▶ [SET EXERCISE] Begin with the opening line of the records and extract each line through the one holding "import plotly.graph_objects as go"; pictures are not part of the copy.

--- BEGIN ---

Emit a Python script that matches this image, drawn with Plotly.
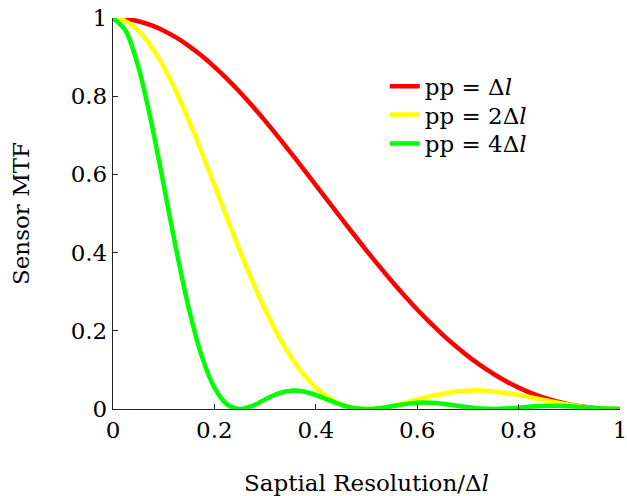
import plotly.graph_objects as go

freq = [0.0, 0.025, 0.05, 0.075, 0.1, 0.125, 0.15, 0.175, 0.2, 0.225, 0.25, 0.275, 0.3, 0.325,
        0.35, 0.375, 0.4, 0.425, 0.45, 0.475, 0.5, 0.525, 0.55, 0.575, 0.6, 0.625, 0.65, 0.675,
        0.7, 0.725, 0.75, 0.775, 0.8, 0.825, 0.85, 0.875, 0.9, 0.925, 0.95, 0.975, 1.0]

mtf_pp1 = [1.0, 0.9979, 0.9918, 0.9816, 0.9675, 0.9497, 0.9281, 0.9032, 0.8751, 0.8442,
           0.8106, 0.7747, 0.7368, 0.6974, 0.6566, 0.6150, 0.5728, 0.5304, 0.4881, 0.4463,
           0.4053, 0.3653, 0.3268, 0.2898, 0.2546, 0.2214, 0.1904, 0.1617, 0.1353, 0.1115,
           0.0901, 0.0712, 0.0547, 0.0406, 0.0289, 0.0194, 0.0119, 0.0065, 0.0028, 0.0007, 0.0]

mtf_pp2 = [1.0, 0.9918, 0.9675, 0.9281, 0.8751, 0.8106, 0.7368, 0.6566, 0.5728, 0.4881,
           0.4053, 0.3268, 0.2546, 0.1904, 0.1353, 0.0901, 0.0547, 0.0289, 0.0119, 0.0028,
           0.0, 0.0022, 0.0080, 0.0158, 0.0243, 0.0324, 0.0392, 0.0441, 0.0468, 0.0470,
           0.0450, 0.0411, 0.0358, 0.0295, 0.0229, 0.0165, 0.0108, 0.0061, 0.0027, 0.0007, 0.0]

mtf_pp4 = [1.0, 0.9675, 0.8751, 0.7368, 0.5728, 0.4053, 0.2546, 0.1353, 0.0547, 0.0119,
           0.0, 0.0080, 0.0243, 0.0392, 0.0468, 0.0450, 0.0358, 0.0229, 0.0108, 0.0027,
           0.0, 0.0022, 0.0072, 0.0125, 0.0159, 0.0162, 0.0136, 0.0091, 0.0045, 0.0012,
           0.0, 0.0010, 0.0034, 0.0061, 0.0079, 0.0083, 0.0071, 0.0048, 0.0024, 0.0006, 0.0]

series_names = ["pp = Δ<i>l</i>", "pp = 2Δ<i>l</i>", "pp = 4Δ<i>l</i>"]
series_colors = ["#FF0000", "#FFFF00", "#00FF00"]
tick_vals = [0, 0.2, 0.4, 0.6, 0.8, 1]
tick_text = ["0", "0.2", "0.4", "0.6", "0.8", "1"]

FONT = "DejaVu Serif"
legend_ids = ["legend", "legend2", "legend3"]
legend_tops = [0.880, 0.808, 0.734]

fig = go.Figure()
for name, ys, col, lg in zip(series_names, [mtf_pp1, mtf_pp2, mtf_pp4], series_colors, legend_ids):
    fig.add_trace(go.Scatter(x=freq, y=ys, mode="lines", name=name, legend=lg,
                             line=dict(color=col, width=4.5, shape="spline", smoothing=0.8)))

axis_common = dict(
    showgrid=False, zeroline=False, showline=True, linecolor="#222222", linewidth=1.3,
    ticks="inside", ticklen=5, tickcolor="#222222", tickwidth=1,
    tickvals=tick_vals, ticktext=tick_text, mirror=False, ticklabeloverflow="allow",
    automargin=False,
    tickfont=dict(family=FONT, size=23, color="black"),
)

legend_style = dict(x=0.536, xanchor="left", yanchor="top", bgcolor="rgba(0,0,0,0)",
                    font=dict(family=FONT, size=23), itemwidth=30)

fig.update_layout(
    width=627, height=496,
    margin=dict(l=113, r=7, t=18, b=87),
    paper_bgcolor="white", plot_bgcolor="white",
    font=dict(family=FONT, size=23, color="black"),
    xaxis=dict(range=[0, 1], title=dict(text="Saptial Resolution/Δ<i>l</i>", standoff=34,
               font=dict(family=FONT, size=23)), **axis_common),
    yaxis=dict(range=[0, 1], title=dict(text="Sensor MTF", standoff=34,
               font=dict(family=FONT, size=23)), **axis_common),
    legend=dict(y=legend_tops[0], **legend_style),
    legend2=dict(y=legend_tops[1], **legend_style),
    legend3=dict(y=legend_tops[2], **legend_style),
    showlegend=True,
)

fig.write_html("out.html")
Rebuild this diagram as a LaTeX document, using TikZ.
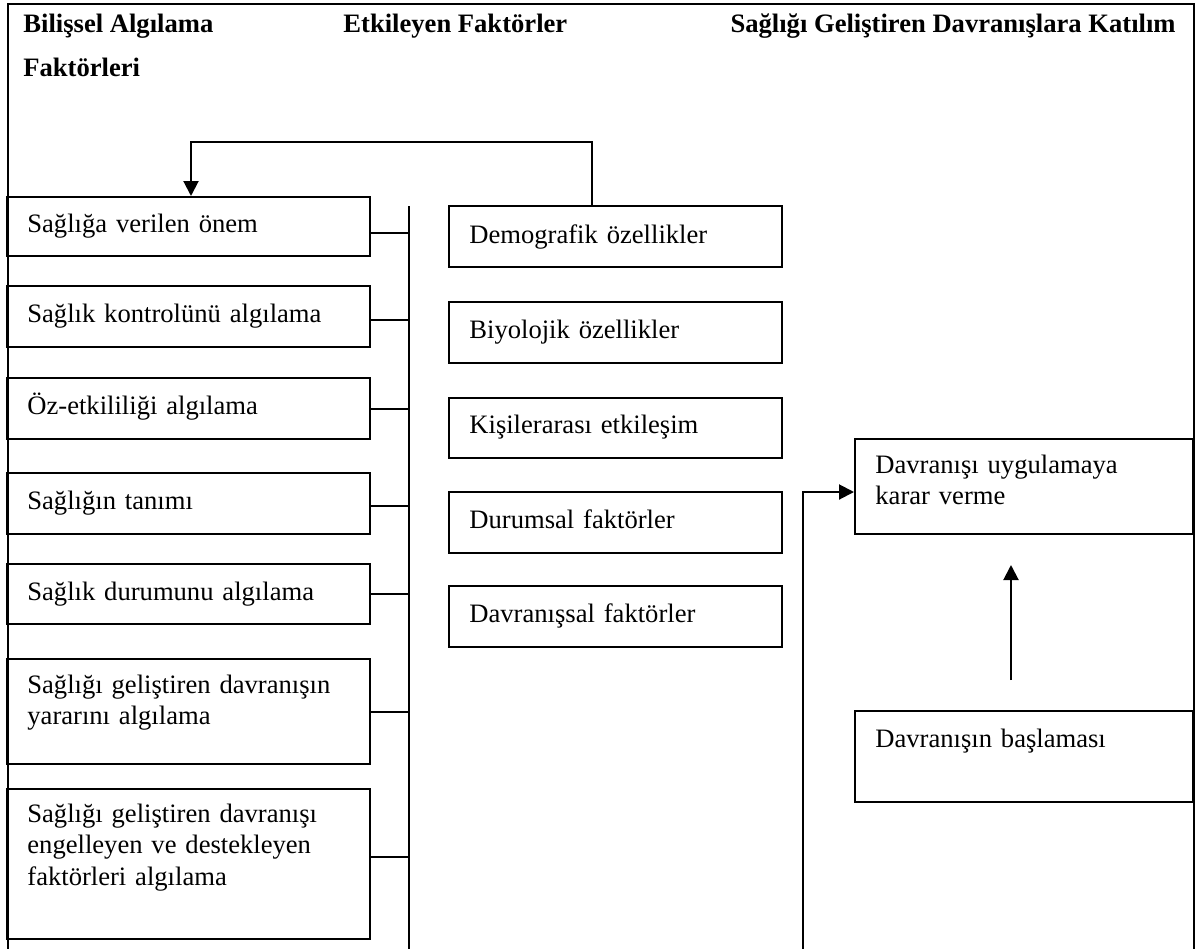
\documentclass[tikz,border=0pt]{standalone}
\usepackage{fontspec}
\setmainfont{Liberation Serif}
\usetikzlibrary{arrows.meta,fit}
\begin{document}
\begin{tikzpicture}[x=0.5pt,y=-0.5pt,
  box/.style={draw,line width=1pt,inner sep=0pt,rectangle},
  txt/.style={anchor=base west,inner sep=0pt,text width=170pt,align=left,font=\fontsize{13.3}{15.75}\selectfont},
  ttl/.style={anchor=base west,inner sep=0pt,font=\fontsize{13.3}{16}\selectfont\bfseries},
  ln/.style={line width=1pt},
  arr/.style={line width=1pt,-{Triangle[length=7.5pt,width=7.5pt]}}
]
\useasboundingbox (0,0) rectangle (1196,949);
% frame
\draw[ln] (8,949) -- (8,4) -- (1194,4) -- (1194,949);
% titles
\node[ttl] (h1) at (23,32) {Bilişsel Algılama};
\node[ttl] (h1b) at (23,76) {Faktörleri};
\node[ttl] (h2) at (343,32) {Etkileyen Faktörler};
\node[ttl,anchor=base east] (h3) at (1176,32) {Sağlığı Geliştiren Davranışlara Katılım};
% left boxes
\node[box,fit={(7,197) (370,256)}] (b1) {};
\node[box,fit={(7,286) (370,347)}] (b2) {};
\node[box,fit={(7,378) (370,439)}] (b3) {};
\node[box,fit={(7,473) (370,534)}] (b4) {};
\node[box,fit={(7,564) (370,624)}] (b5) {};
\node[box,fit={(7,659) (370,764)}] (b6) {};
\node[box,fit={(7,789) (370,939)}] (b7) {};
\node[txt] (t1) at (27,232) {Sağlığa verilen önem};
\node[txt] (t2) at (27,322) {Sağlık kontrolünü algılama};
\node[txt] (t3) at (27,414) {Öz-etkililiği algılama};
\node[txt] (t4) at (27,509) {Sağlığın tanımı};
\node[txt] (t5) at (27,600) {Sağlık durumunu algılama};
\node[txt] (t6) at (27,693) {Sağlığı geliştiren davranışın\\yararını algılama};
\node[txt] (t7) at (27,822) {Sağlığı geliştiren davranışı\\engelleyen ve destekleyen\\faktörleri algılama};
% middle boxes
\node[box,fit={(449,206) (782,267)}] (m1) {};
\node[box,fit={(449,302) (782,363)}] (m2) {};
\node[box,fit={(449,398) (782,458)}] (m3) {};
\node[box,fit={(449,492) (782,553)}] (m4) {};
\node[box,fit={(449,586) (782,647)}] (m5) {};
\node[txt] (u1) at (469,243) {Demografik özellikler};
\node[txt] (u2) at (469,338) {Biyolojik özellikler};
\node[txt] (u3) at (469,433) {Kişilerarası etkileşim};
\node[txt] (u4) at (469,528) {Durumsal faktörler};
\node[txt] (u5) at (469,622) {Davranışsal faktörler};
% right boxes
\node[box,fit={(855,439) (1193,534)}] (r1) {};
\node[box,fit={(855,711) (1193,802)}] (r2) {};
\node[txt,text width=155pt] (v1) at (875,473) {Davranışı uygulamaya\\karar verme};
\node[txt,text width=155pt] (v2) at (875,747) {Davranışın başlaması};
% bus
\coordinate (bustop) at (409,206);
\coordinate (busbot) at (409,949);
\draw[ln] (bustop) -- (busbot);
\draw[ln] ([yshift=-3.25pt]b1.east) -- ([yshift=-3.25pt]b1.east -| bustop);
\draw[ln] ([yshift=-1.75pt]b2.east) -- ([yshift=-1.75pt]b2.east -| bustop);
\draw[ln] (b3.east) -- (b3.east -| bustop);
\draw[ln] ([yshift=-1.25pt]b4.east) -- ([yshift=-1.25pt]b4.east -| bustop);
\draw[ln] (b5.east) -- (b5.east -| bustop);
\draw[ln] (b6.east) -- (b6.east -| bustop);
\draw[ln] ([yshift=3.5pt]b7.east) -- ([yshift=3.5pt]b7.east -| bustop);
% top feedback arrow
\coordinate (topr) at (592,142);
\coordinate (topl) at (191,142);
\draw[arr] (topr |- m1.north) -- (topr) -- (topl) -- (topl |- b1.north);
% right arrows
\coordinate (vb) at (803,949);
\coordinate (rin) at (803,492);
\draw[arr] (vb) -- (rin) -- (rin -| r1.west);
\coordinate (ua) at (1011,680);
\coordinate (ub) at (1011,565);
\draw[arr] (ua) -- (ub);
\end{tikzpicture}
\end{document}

--- END ---

▶ [COMPLETE ANSWER]
Emit a Python script that matches this image, drawn with Plotly.
import plotly.graph_objects as go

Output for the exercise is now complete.